ホーム | ブラジル国内ニュース(アーカイブ) | サンパウロ市市長選=ハダジ有利のまま決戦投票=若干の差は縮まるも=メンサロン裁判は響かず=24日は共に大舌戦展開

サンパウロ市市長選=ハダジ有利のまま決戦投票=若干の差は縮まるも=メンサロン裁判は響かず=24日は共に大舌戦展開

ニッケイ新聞 2012年10月26日付け

 28日の決戦投票を前にダッタフォーリャとIBOPEが24日に発表したサンパウロ市市長選の世論調査の結果によると、共にフェルナンド・ハダジ候補(労働者党・PT)がジョゼ・セーラ候補(民主社会党・PSDB)をリードしている。同日夜は両氏によるテレビ討論会も行なわれ、激論が交された。25日付伯字紙が報じている。

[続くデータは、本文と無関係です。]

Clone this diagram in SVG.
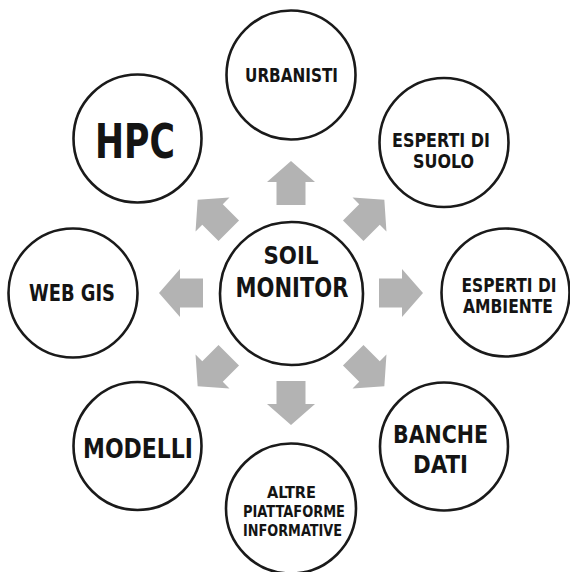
<svg xmlns="http://www.w3.org/2000/svg" width="570" height="572" viewBox="0 0 570 572">
<style>
.node circle{fill:#ffffff;stroke:#1a1a1a;stroke-width:2.6}
.node text{font-family:"DejaVu Sans Condensed","DejaVu Sans","Liberation Sans",sans-serif;font-weight:bold;fill:#141414;text-anchor:middle}
.arrow{fill:#b3b3b3}
</style>
<defs>
<path id="arr" d="M88,-14.5 H111 V-24 L132,0 L111,24 V14.5 H88 Z"/>
</defs>
<rect width="570" height="572" fill="#ffffff"/>
<g id="connectors">
<use href="#arr" class="arrow" transform="translate(291,293) rotate(-90)"/>
<use href="#arr" class="arrow" transform="translate(291,293) rotate(-45)"/>
<use href="#arr" class="arrow" transform="translate(291,293)"/>
<use href="#arr" class="arrow" transform="translate(291,293) rotate(45)"/>
<use href="#arr" class="arrow" transform="translate(291,293) rotate(90)"/>
<use href="#arr" class="arrow" transform="translate(291,293) rotate(135)"/>
<use href="#arr" class="arrow" transform="translate(291,293) rotate(180)"/>
<use href="#arr" class="arrow" transform="translate(291,293) rotate(-135)"/>
</g>
<g id="soil-monitor" class="node">
<circle cx="291.5" cy="293.5" r="71.5"/>
<text x="291" y="264" font-size="24" textLength="55" lengthAdjust="spacingAndGlyphs">SOIL</text>
<text x="292" y="297" font-size="27" textLength="113" lengthAdjust="spacingAndGlyphs">MONITOR</text>
</g>
<g id="urbanisti" class="node">
<circle cx="291" cy="75" r="64.5"/>
<text x="291.5" y="82" font-size="19.5" textLength="93" lengthAdjust="spacingAndGlyphs">URBANISTI</text>
</g>
<g id="esperti-suolo" class="node">
<circle cx="444" cy="142.5" r="64.5"/>
<text x="441" y="147" font-size="19" textLength="98" lengthAdjust="spacingAndGlyphs">ESPERTI DI</text>
<text x="443.5" y="168" font-size="19" textLength="61" lengthAdjust="spacingAndGlyphs">SUOLO</text>
</g>
<g id="esperti-ambiente" class="node">
<circle cx="505.5" cy="292.5" r="64"/>
<text x="509" y="292" font-size="19.5" textLength="95" lengthAdjust="spacingAndGlyphs">ESPERTI DI</text>
<text x="508" y="313" font-size="19.5" textLength="90" lengthAdjust="spacingAndGlyphs">AMBIENTE</text>
</g>
<g id="banche-dati" class="node">
<circle cx="444" cy="446.5" r="64"/>
<text x="440.5" y="443" font-size="24" textLength="95" lengthAdjust="spacingAndGlyphs">BANCHE</text>
<text x="440.5" y="473" font-size="25" textLength="55" lengthAdjust="spacingAndGlyphs">DATI</text>
</g>
<g id="altre-piattaforme" class="node">
<circle cx="291" cy="508.5" r="65"/>
<text x="291.5" y="498" font-size="15.5" textLength="49" lengthAdjust="spacingAndGlyphs">ALTRE</text>
<text x="294" y="517" font-size="15.5" textLength="102" lengthAdjust="spacingAndGlyphs">PIATTAFORME</text>
<text x="292.5" y="536" font-size="15.5" textLength="99" lengthAdjust="spacingAndGlyphs">INFORMATIVE</text>
</g>
<g id="modelli" class="node">
<circle cx="137.5" cy="446" r="64"/>
<text x="138" y="458" font-size="26" textLength="110" lengthAdjust="spacingAndGlyphs">MODELLI</text>
</g>
<g id="web-gis" class="node">
<circle cx="73" cy="293" r="64.5"/>
<text x="72" y="301" font-size="23.5" textLength="86" lengthAdjust="spacingAndGlyphs">WEB GIS</text>
</g>
<g id="hpc" class="node">
<circle cx="137.5" cy="138.5" r="64"/>
<text x="135" y="158" font-size="48.5" textLength="80" lengthAdjust="spacingAndGlyphs">HPC</text>
</g>
</svg>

 ダッタフォーリャとIBOPEの調査は22〜24日に行なわれ、前者は49%対34%、後者は49%対36%で、共にハダジ氏がセーラ氏をリードしている。白票と無効票を除くと前者が60%対40%、後者が57%対43%となる。
 セーラ氏は前回よりダッタフォーリャで2%ポイント、IBOPEで3%ポイント支持率を上げた。これはセーラ氏がキャンペーンで、ハダジ氏が市長に当選すれば、サンパウロ市の公立病院を運営している社会機構(OS)という団体を運営から撤退させると批判したことによるとフォーリャ紙もエスタード紙も分析している。IBOPEの調査では、この批判展開で、反PT地区(東部・西部・北部・南部)でのハダジ氏の支持率は43%から38%に落ちた。
 だが、それもハダジ氏の支持率を凋落させるには至らなかった。PT支持地区(北西部・極東部・極南部)でのハダジ氏の支持は依然60%あり、PT支持地区と反PT地区の間にある浮動票地区では逆に、ハダジ氏への支持が44%から54%に上昇した。
 エスタード紙は今回の調査結果から、23日のメンサロン事件公判でのジョゼ・ジルセウ被告をはじめとしたPT党員への有罪判決はサンパウロ市有権者には影響しなかったとの見解を表明した。ダッタフォーリャによると、今回アンケートに答えた人の92%が既に28日に投票する人を確定しており、セーラ氏の逆転はかなり難しそうだ。
 また、24日夜のSBT局のテレビ討論会でのハダジ氏とセーラ氏は、これまで以上に熱い議論と攻撃を交した。
 セーラ氏がハダジ氏は「サンパウロ市にもメンサロンを持ち込もうとしている」と攻撃したのに対し、ハダジ氏は「あなたは対立候補に敬意の念を持てないのですか。あなたの無礼さは狂気の域に達しています」と反撃。「私はサンパウロ市の予算の2倍ある教育省をきれいなイメージで治めて来ました」とアピールした。「君はサンパウロ市のことをよく知らない。イタイン・ビビとイタイン・パウリスタを間違えるなんて」とのセーラ氏の揶揄に、ハダジ氏も「あなたはブラジルの正式名をブラジル合衆国と言いましたよ」と返した。
 市政に関しては、ハダジ氏がサンパウロ市の暴力犯罪が15%増えたことやアウキミンサンパウロ州知事(PSDB)の走行距離毎の自動車課金を求める提案を攻撃。セーラ氏はマルタ元市長の新税導入にハダジ氏も関係したことやOS撤廃について攻撃した。ハダジ氏は以前OS撤廃を否定したが、この討論会では否定しなかった。